# arXiv Jan 4th-8th 2020

## 2012.14984 xPPN: An implementation of the parametrized post-Newtonian formalism using xAct for Mathematica

Many in the physics community are familiar with the `xAct` tensor manipulation suite for `Mathematica`, and those who aren't probably should be. In recent years, `xAct` has consolidated its place as the go-to computer algebra tool in gravitational theory, outperforming various predecessors with its powerful 'canonicalise' function, and attracting a flurry of applied package development. Some of these packages float and others sink: I'm curious to see how Manuel Hohmann's new `xPPN` package will fare.

Most modifications to Einstein's theory can be cast in the parametrized post-Newtonian (PPN) formalism. PPN allows the theory to be compared, as a ten-parameter modification of the Newtonian theory, against the gold standard set by GR. The implementation of PPN is usually extremely complicated, and varies substantially from theory to theory. Thus xPPN, a general implementation of the PPN formalism, is potentially very exciting.
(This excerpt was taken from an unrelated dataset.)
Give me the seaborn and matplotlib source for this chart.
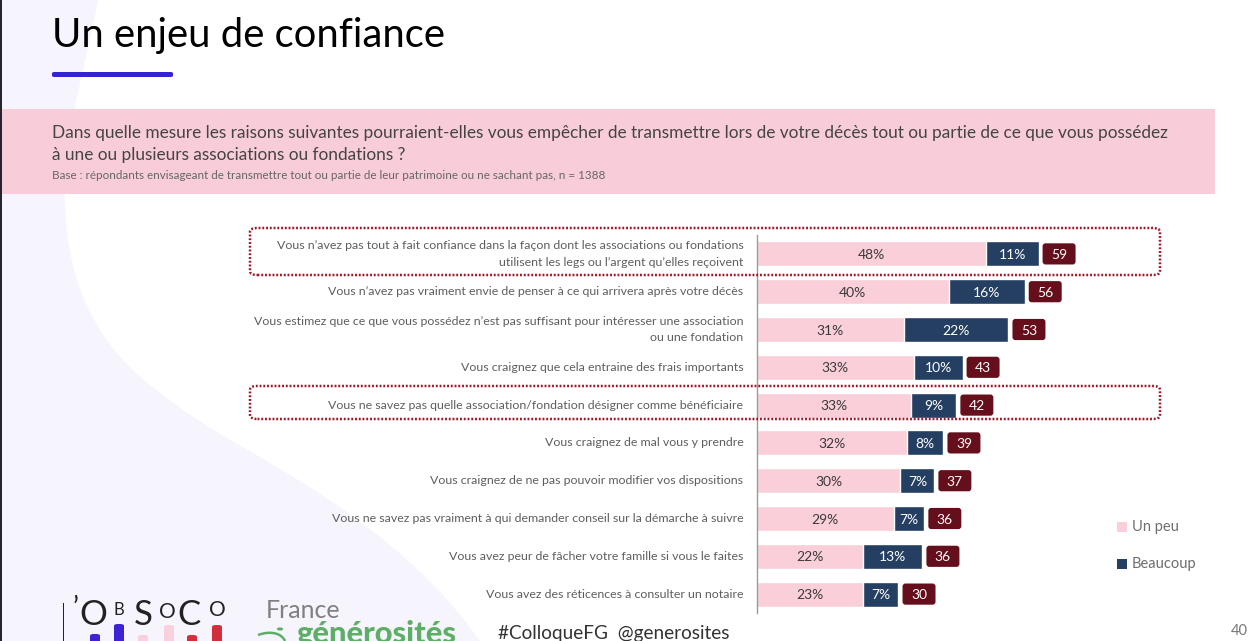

At the heart of the implementation seems to be the definition of two bespoke manifolds for the \(3+1\) decomposition. Assuming that the covariant theory lives in some sense on \(M_4\), a spacelike foliation \(S_3\) and timelike threading \(T_1\) are introduced as separate `xTensor` manifolds, where \(M_4\cong T_1\times S_3\). This cuts right through the pre-existing notion of ADM decomposition in `xAct`, which I've wrestled with recently in the context of the Hamiltonian analysis. In the end, I kept a single Minkowski manifold \(M_4\), and defined a set of projections accompanied by very many rules. This is not ideal, but the relevant parts of `xAct` (such as `xCoba`) have quite patchy documentation, which makes life less than easy! I won't go into the guts of the higher functions of the package, but suffice to say the post-Newtonian potentials are all defined, along with certain 'utility functions' which facilitate the human-assisted expansion. A nice walk-through is provided for a simple Brans-Dicke-like theory, but since I've not tried it out, I can't offer further comment.

My main concern is the 'theory-scope' of the package. This is of course the hardest part to implement, since you can never tell quite in what terms the next theory will be cast. The Brans-Dicke theory obviously inherits much of the machinery of GR, but with an extra scalar \(\psi\) - I expect e.g. the variations on mimetic gravity could be similarly tackled. This scalar naturally has to be defined when using the package, and presumably one may extend to higher-spin fields also. Accordingly I've already recommended `xPPN` to a colleague who is working on the new relativistic completion of MOND.
However, it is often interesting to build theories out of a gauge-covariant derivative. Accordingly, the `xPPN` package defines three connections: Levi-Civita, teleparallel and symmetric-teleparallel. I'm very happy about the last of these, which follows on from the non-metricity theories of Jiménez, Heisenberg and Koivisto, and is something I'd like to work on at some point. However, in the short term I'm interested in a free connection, in the context of torsion theories. This is likely workable in the `xPPN` setup, but might take some `xAct`-jitsu. Again, I'd have to try.

Overall, this paper introduces software rather than physics, and is structured accordingly. Nonetheless, I am happy to have come across `xPPN`, and am looking forward to trying it out in the near future.